>> BEGIN Given material

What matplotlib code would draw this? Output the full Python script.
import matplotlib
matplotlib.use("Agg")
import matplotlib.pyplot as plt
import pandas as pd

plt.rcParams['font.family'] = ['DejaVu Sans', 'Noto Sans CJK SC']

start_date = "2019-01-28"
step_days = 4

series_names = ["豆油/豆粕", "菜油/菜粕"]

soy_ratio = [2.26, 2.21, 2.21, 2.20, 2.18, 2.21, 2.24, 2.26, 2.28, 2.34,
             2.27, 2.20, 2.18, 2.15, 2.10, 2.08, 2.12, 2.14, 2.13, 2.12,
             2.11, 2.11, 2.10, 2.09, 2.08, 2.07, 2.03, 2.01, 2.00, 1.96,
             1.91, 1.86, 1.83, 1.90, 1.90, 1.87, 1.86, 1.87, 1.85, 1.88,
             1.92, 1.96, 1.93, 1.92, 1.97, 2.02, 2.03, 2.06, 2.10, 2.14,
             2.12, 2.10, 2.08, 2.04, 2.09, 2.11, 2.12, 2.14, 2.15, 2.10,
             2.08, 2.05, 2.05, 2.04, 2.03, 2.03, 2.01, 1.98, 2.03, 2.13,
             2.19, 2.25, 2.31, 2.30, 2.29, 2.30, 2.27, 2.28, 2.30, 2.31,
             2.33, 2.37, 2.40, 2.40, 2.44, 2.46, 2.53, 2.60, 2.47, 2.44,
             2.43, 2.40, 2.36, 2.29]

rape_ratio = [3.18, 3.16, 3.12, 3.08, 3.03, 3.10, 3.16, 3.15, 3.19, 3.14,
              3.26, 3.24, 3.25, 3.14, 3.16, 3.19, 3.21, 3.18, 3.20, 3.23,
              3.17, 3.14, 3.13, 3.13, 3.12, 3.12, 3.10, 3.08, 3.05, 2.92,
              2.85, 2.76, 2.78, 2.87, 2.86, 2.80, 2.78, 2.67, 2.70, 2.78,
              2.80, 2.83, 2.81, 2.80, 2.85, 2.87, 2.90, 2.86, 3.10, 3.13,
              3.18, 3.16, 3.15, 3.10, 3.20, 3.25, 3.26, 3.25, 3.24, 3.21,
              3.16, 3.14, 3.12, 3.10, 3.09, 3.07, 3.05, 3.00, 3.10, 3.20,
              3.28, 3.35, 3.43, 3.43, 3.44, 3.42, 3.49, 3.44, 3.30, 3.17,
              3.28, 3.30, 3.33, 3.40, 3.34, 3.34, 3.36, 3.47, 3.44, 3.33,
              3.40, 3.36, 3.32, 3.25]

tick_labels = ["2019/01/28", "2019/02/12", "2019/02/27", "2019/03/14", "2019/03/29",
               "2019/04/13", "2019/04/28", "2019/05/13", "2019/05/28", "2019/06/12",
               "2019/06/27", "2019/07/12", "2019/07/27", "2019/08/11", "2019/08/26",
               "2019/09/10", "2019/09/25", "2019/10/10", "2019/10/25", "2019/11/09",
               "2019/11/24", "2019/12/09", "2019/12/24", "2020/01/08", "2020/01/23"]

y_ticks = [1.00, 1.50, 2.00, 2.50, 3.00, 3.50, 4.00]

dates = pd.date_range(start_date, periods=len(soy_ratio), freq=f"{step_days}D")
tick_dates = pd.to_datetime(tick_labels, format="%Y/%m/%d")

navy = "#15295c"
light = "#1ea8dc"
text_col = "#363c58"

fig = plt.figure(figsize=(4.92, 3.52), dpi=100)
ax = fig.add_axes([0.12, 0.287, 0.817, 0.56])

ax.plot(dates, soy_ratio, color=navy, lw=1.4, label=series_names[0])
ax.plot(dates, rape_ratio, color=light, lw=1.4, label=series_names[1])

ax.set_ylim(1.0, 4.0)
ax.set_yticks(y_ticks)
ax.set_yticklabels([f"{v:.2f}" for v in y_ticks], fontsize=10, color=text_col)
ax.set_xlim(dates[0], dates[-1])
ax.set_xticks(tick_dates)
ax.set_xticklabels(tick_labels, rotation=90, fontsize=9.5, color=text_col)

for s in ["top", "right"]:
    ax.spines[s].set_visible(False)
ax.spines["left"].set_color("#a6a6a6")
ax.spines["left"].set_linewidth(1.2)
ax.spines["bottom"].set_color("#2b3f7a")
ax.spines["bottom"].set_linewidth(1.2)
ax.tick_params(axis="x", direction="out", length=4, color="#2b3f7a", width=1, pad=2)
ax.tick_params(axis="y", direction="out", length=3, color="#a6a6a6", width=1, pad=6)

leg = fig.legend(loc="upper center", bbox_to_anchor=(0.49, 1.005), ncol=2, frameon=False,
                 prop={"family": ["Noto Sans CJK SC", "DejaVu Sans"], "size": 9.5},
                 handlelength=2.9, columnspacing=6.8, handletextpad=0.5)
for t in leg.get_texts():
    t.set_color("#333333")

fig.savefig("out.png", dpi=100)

>> END Given material

Write the data back out verbatim.

What matplotlib code would draw this? Output the full Python script.
import matplotlib
matplotlib.use("Agg")
import matplotlib.pyplot as plt
import pandas as pd

plt.rcParams['font.family'] = ['DejaVu Sans', 'Noto Sans CJK SC']

start_date = "2019-01-28"
step_days = 4

series_names = ["豆油/豆粕", "菜油/菜粕"]

soy_ratio = [2.26, 2.21, 2.21, 2.20, 2.18, 2.21, 2.24, 2.26, 2.28, 2.34,
             2.27, 2.20, 2.18, 2.15, 2.10, 2.08, 2.12, 2.14, 2.13, 2.12,
             2.11, 2.11, 2.10, 2.09, 2.08, 2.07, 2.03, 2.01, 2.00, 1.96,
             1.91, 1.86, 1.83, 1.90, 1.90, 1.87, 1.86, 1.87, 1.85, 1.88,
             1.92, 1.96, 1.93, 1.92, 1.97, 2.02, 2.03, 2.06, 2.10, 2.14,
             2.12, 2.10, 2.08, 2.04, 2.09, 2.11, 2.12, 2.14, 2.15, 2.10,
             2.08, 2.05, 2.05, 2.04, 2.03, 2.03, 2.01, 1.98, 2.03, 2.13,
             2.19, 2.25, 2.31, 2.30, 2.29, 2.30, 2.27, 2.28, 2.30, 2.31,
             2.33, 2.37, 2.40, 2.40, 2.44, 2.46, 2.53, 2.60, 2.47, 2.44,
             2.43, 2.40, 2.36, 2.29]

rape_ratio = [3.18, 3.16, 3.12, 3.08, 3.03, 3.10, 3.16, 3.15, 3.19, 3.14,
              3.26, 3.24, 3.25, 3.14, 3.16, 3.19, 3.21, 3.18, 3.20, 3.23,
              3.17, 3.14, 3.13, 3.13, 3.12, 3.12, 3.10, 3.08, 3.05, 2.92,
              2.85, 2.76, 2.78, 2.87, 2.86, 2.80, 2.78, 2.67, 2.70, 2.78,
              2.80, 2.83, 2.81, 2.80, 2.85, 2.87, 2.90, 2.86, 3.10, 3.13,
              3.18, 3.16, 3.15, 3.10, 3.20, 3.25, 3.26, 3.25, 3.24, 3.21,
              3.16, 3.14, 3.12, 3.10, 3.09, 3.07, 3.05, 3.00, 3.10, 3.20,
              3.28, 3.35, 3.43, 3.43, 3.44, 3.42, 3.49, 3.44, 3.30, 3.17,
              3.28, 3.30, 3.33, 3.40, 3.34, 3.34, 3.36, 3.47, 3.44, 3.33,
              3.40, 3.36, 3.32, 3.25]

tick_labels = ["2019/01/28", "2019/02/12", "2019/02/27", "2019/03/14", "2019/03/29",
               "2019/04/13", "2019/04/28", "2019/05/13", "2019/05/28", "2019/06/12",
               "2019/06/27", "2019/07/12", "2019/07/27", "2019/08/11", "2019/08/26",
               "2019/09/10", "2019/09/25", "2019/10/10", "2019/10/25", "2019/11/09",
               "2019/11/24", "2019/12/09", "2019/12/24", "2020/01/08", "2020/01/23"]

y_ticks = [1.00, 1.50, 2.00, 2.50, 3.00, 3.50, 4.00]

dates = pd.date_range(start_date, periods=len(soy_ratio), freq=f"{step_days}D")
tick_dates = pd.to_datetime(tick_labels, format="%Y/%m/%d")

navy = "#15295c"
light = "#1ea8dc"
text_col = "#363c58"

fig = plt.figure(figsize=(4.92, 3.52), dpi=100)
ax = fig.add_axes([0.12, 0.287, 0.817, 0.56])

ax.plot(dates, soy_ratio, color=navy, lw=1.4, label=series_names[0])
ax.plot(dates, rape_ratio, color=light, lw=1.4, label=series_names[1])

ax.set_ylim(1.0, 4.0)
ax.set_yticks(y_ticks)
ax.set_yticklabels([f"{v:.2f}" for v in y_ticks], fontsize=10, color=text_col)
ax.set_xlim(dates[0], dates[-1])
ax.set_xticks(tick_dates)
ax.set_xticklabels(tick_labels, rotation=90, fontsize=9.5, color=text_col)

for s in ["top", "right"]:
    ax.spines[s].set_visible(False)
ax.spines["left"].set_color("#a6a6a6")
ax.spines["left"].set_linewidth(1.2)
ax.spines["bottom"].set_color("#2b3f7a")
ax.spines["bottom"].set_linewidth(1.2)
ax.tick_params(axis="x", direction="out", length=4, color="#2b3f7a", width=1, pad=2)
ax.tick_params(axis="y", direction="out", length=3, color="#a6a6a6", width=1, pad=6)

leg = fig.legend(loc="upper center", bbox_to_anchor=(0.49, 1.005), ncol=2, frameon=False,
                 prop={"family": ["Noto Sans CJK SC", "DejaVu Sans"], "size": 9.5},
                 handlelength=2.9, columnspacing=6.8, handletextpad=0.5)
for t in leg.get_texts():
    t.set_color("#333333")

fig.savefig("out.png", dpi=100)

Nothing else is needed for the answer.